Kalanick has offloaded $1.456 billion in stock since the lockup period ended on November 6, with about $578 million of that over three days this week, as CNBC reports. Kalanick remains a board member of the company, and he still has around half of his original stake, or 45 million shares, but Bloomberg suggests that there's a hint in a November 11 SEC filing that he may be looking to dump his entire stake.
It sees crazy for Kalanick to sell such large quantities of shares when the price is as low as it is, but perhaps he fears it will only go lower in the coming months. Following a lot of post-lockup sales by other investors and current and former employees, the stock hit an all-time low of $25.99 on November 14, and has since rebounded to just under $30. The stock ended its first trading back in May at around $40, hitting a peak in late June of $46. Current CEO Dara Khosrowshahi used the bargain price to pick up $6 million in new shares earlier this week.

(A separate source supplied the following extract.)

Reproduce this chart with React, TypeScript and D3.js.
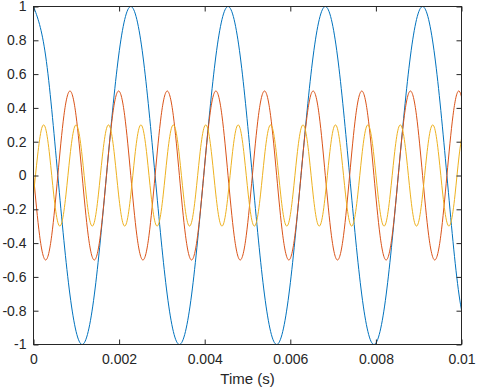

The company's valuation has consequently dropped from $70 billion in May to around $50 billion.
CNBC suggests that the stock sales by Kalanick may be a signal that he's turning his full attention to his next venture, the restaurant-focused startup CloudKitchens. With the tagline "Smart kitchens for delivery-only restaurants," the company provides custom kitchen builds, software, and marketing for delivery-only outposts of existing restaurants and food trucks — allowing restaurateurs to expand to new markets with less risk and overhead.
Kalanick stepped down as Uber CEO amid some high drama in August 2017 following a year of scandals and terrible press that centered on sexual harassment and the mistreatment of drivers.
A new book, Super Pumped: The Battle for Uber by New York Times tech writer Mike Isaac paints a fairly unflattering portrait of Kalanick as the quintessential bro CEO — and one who at one point was "writhing around" on the carpet of an employee's apartment screaming "I'm a terrible person" following the public release of a video of him berating a driver.